- Active: 1995-2014
- Disbanded: March 2014
- Country: United Kingdom
- Branch: Territorial Army
- Type: Pioneer regiment
- Size: 678 soldiers
- Part of: Royal Logistic Corps
- Garrison/HQ: Prince William of Gloucester Barracks, Grantham, Lincolnshire

= 168 Pioneer Regiment RLC =

168 Pioneer Regiment was a unit in the British Territorial Army. The regiment was nationally recruited and provided a reserve unit of pioneers.

==Formation==
On 1 April 1995, the three operational pioneer TA squadrons (34, 68 and 79 Squadrons) were formed into 168 Pioneer Regiment, with the instructions that it was to become operational by 1 April 1998. These squadrons were formed into the tasking sub-units of the Regiment, which were to become 34, 102 and 103 Squadrons, with the Headquarters Squadron being named 101 Squadron. A Regimental Headquarters was also formed under its first Commanding officer, Lieutenant Colonel Rod Othen, who had served as a regular in the Royal Pioneer Corps (RPC) before retiring and joining the Royal Pioneer Corps in the Territorial Army. He established the Regiment before handing it over to Lt Col Ron Gatepain, who had seen service in the Royal Marines and TA service with the RPC.

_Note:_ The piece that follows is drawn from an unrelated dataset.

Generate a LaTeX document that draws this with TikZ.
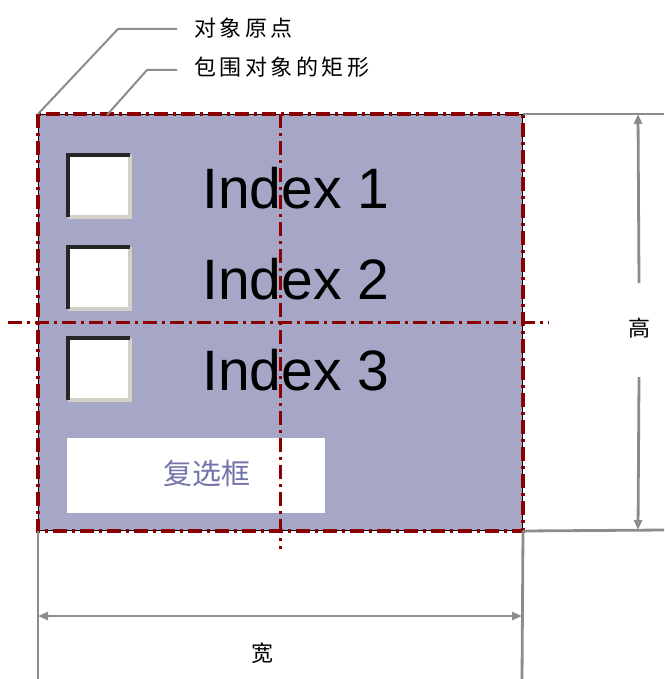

The Strategic Defence Review of 1998 resulted in 168 Pioneer Regiment being tasked with forming two additional Squadrons, which were to be independent sub-units within the Specialist Regiment. These squadrons were to be formed in the North East of England. The Commanding Officer recruited many of the soldiers from disbanding units in the area and formed 100 Squadron at Cramlington, Berwick upon Tweed, Hexham and 104 Squadron based at Middlesbrough; between them, they had units at six locations in the Northeast. It also made 168 Regiment the largest unit in the British Army with 678 personnel and created a new concept of mixing Specialist and Independent TA.

On 3 July 2013, the Defence Secretary, Philip Hammond, announced in Parliament that as part of the restructuring of the Army, 168 Regiment would be one of nine major units that will be disbanded.
The four squadrons of 168 Regiment would be withdrawn from the British Army ORBAT no later than March 2014.